Par contre, le design des Predators leur donne une apparence de gros balourds éloignés du design plus félin des productions originales. On peut supposer que tous les Predators sont différents et qu’une telle variation puisse parfaitement exister mais ça ne va pas tellement avec leur côté chasseur, je trouve ça un peu dommage tout de même. De la même manière, leur équipement n’évolue pas depuis Predator 2 en dehors de la carte holographique depuis le poignet, faisant plus référence gratuitement au jeu vidéo pour le coup, et le Shuriken remplaçant le disque, pas bien original même si un peu plus stylé.


A l’instar du précédent film soi-disant horrifique du réalisateur, quelques jump scares particulièrement ratés parsèment le film mais je pense que le problème central est ici différent : on sent bien une retenue dans la violence visuelle des affrontements, ce qui est tout de même inappropriée pour le croisement de 2 univers très différents mais qui avaient en commun dès leurs origines cinématographiques une violence visuelle parfois poussée à l’extrême.

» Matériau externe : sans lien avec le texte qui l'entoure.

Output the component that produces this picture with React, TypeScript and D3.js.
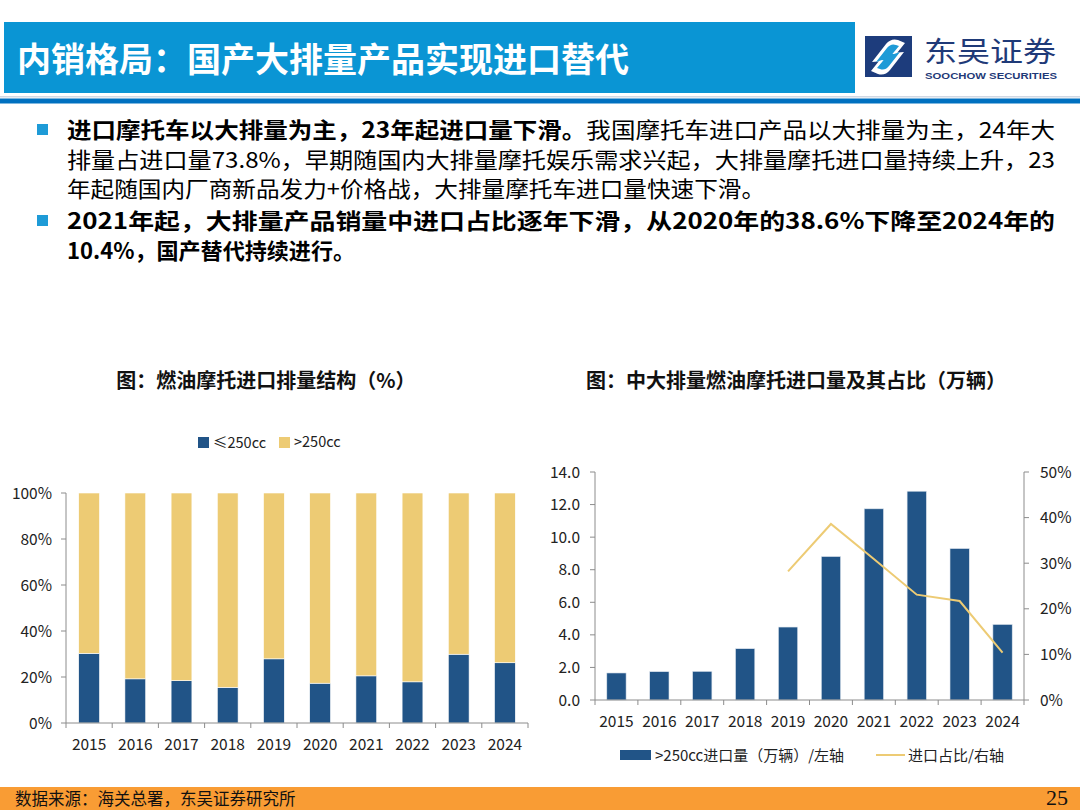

Et comme pour Resident Evil, aucune tentative de créer l’ambiance anxiogène réclamée par les fans, même sur quelques minutes, ce qui est nécessairement décevant.


Même en reprenant des scènes supposément glauques d’Alien, elles sont tellement éclairées et tellement peu insistantes sur la souffrance supposée des personnages qu’elles ne sont pas l’ombre de leur équivalent dans les premiers films de la franchise. Mais ça ne m’a pas tellement déçu car ça s’inscrit dans la continuité de la filmographie du réalisateur et le film n’a jamais prétendu renouer avec l’horreur originelle d’Alien. Il en est de même pour les thèmes musicaux qui accompagnent bien sans tenter de marquer particulièrement les esprits comme ont pu le faire ses plus illustres aînés.


CONCLUSION : ★★★★★★☆☆☆☆


Alien VS Predator trébuche à plusieurs reprises et ne parvient pas à la hauteur de sa promesse sans pour autant démériter avec suffisamment de bonnes idées et qualités scénaristiques, narratives, artistiques ou encore techniques pour garantir un divertissement pas si déconnant que ça sans trop desservir les franchises qu’il mêle. L’un des films les plus solides de la filmographie de Paul W.S Anderson, ou les moins bancals plutôt, réussit au moins ça et pour ma part je ne considère absolument pas que c’est le début de la purge pour la saga Alien & Predator dans son ensemble, plutôt une nouvelle déclinaison imparfaite dans la lignée des productions des années 90 des 2 franchises.